On connaît le talent du duo Cottereau-Daphouars à distiller des atmosphères particulières. L’ouverture fracassante nous propulse d’emblée dans un suspense diffus qui rendrait jaloux Tim Burton : plongé dans une nuit noire, chahuté par la tempête, notre clown déboule sur scène, luttant péniblement contre des bourrasques de vent, trébuchant souvent avant de trouver refuge dans un lieu abandonné résonant de craquements inquiétants et d’autres sons bizarres. Très vite, il découvre sur le sol un gilet rouge de dompteur tandis que s’élève une voix fantomatique : “Aaahh Bibi”… “Papi ?” ; répond l’artiste interloqué ; ce sera là l’une de ses rares paroles pour signifier ce qui se joue ici : Bibi a retrouvé le cirque de Papi, enfilé le vieux gilet plein de poussière et mis son nez rouge. Un coup d’œil à cette première apparition d’un clown blême, obsédé et obsédant, luttant contre les éléments, vibrionnant encore et encore jusqu’à rendre fou et nous voilà cuits ! Impossible de détourner les yeux de ce bonhomme pénétrant dans un vieux cirque déserté à la recherche de son grand-père qui fut à l’époque le clown de ce lieu peuplé de saltimbanques et autres nomades de la piste. Un rire, une émotion, un frisson… Cottereau maîtrise l’art de faire de chaque scène à la fois une énigme et une séance d’hypnose. Notre homme-orchestre est aux commandes, sa quête échevelée peut commencer.

© Karine Letellier

Hommage au cirque d’antan et méditation sur la transmission

Rendre hommage au cirque traditionnel pour aller au-delà. Mû par une impérieuse nécessité, Cottereau s’inspire ici de son grand-père qui le surnommait Bibi. Le voilà donc dansant la gigue autour de cette figure aimée envolée vers un ailleurs, distillant savamment les pièces d’un puzzle épars, celui des zones d’ombre du passé. Parler des êtres qu’on aime et qui nous constituent, de la fin d’un monde, tel est le cœur palpitant de ce nouveau spectacle, réflexion intime exhaussée d’une méditation sur la mémoire et la transmission. Traversé par une énergie électrique, il impose son rythme et son imaginaire débridés avec une ingénue folie. Rehaussé par la mise en scène au cordeau d’Erwan Daphouars, son monde peuplé de fantômes s’invente avec bonheur au fil d’incroyables lubies imaginaires. Petit prince lunaire façon Harpo Marx, cet exceptionnel clown-mime bruiteur se révèle tout aussi inspiré lorsqu’il invite des spectateurs à le suivre dans ses histoires édifiantes. Cela pourrait être périlleux ou pénible mais c’est tout le contraire : ces séquences improvisées s’apprécient comme une injonction discrète au lâcher-prise et s’avèrent si drolatiques qu’on en redemande !

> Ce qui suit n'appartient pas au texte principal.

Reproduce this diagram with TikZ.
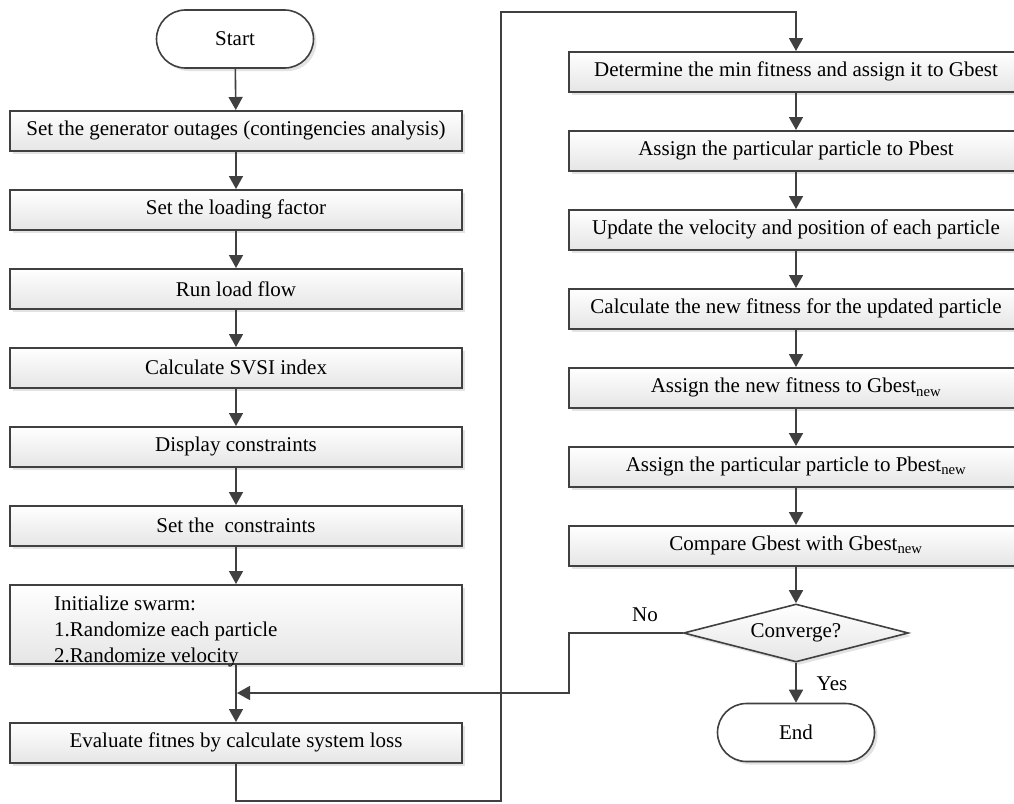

Un clown peut en cacher un autre

Certains risquent d’être déroutés car force est de reconnaître que Julien Cottereau n’est plus tout à fait le même. Si sa mécanique poétique et sa technique éblouissante font toujours merveille, on le découvre ici sous un autre déguisement, celui d’un rescapé d’une tempête qui a vu disparaître impuissant à en contrarier la chute, son papi et tout ce qui faisait la beauté de la piste d’hier. Ce retour vers le cirque du passé s’avère particulièrement chargé en émotion, plus heurté que ses précédents spectacles, d’une frénésie frôlant parfois l’hyperventilation à force de bruitages incessants. Mais pour les fans de la première heure, l’expérience restera unique. Sur ce plateau nu, notre clown-mime-comédien aura incarné tour à tour tous les fantômes du cirque, convoqué toutes les traditionnelles disciplines circassiennes (dompteur de fauves, danseuse funambule, virtuose du diabolo, cracheur de feu) et dévoilé sa vision d’un cirque idéaliste et loufdingue. Impossible de ne pas en sortir secoué et admiratif.